▸ **DATASET EXCERPTS**

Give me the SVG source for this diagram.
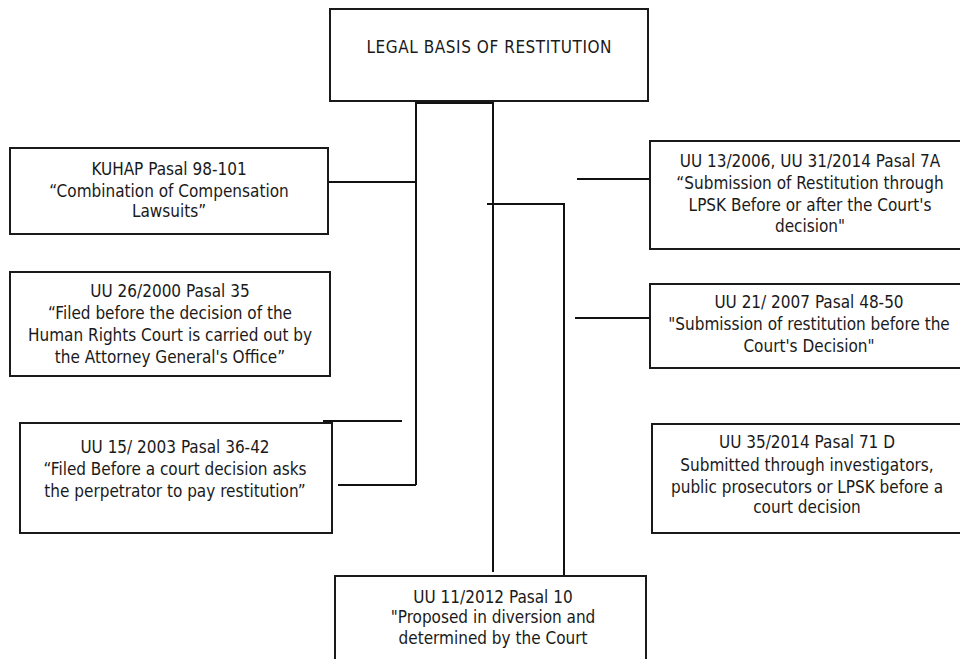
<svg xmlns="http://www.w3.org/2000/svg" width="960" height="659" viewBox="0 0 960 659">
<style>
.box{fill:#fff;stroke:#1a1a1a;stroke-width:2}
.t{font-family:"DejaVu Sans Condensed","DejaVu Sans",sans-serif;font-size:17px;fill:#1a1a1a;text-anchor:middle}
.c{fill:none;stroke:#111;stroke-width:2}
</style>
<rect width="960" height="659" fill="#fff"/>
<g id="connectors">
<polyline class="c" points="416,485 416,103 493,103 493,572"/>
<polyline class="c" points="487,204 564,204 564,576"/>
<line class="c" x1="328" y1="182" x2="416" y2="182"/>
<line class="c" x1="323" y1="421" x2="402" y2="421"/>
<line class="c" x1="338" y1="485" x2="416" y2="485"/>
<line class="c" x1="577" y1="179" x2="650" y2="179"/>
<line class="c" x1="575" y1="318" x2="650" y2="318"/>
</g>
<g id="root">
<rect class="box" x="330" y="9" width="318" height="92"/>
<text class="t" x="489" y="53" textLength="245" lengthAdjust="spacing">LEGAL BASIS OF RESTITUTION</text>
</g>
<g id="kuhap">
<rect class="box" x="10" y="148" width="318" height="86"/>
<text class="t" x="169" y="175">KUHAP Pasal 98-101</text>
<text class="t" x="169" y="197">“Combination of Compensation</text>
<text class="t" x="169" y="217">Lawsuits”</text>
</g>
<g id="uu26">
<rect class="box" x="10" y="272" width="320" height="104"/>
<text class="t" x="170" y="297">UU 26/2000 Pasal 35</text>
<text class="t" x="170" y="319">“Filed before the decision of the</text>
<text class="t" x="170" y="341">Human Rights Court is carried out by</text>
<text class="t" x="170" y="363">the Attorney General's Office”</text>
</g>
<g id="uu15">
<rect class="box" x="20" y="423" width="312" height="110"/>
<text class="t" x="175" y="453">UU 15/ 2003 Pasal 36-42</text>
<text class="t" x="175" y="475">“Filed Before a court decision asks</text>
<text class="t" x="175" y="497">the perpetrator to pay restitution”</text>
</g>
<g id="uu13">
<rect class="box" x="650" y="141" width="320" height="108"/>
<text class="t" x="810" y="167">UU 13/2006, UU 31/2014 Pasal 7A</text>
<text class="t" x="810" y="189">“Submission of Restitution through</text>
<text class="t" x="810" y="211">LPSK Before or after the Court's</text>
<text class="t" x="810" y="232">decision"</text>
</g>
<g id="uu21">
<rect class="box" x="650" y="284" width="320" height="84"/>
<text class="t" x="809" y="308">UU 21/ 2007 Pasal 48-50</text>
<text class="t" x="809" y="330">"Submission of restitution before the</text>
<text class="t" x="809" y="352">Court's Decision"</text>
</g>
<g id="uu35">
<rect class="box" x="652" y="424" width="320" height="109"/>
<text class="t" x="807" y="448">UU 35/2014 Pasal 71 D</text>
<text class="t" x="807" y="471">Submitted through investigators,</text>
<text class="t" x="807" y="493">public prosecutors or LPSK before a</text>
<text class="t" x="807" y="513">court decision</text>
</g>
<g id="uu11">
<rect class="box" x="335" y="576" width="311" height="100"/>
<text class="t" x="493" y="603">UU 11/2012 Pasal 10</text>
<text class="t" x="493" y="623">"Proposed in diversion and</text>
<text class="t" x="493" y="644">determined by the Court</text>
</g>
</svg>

* * *

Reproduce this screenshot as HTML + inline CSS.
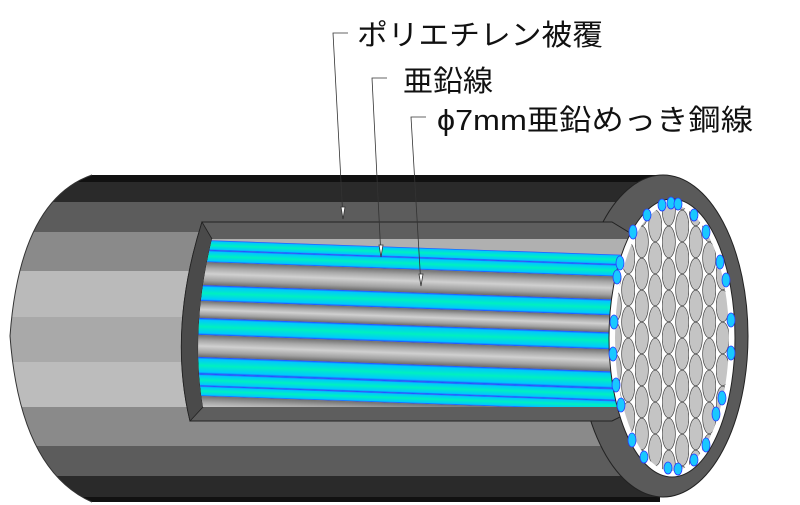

▸ **STATED GOAL**
Using the records above, find and show each line with the string "this".

▸ **EXPECTED ANSWER**
Give me the SVG source for this diagram.
Reproduce this screenshot as HTML + inline CSS.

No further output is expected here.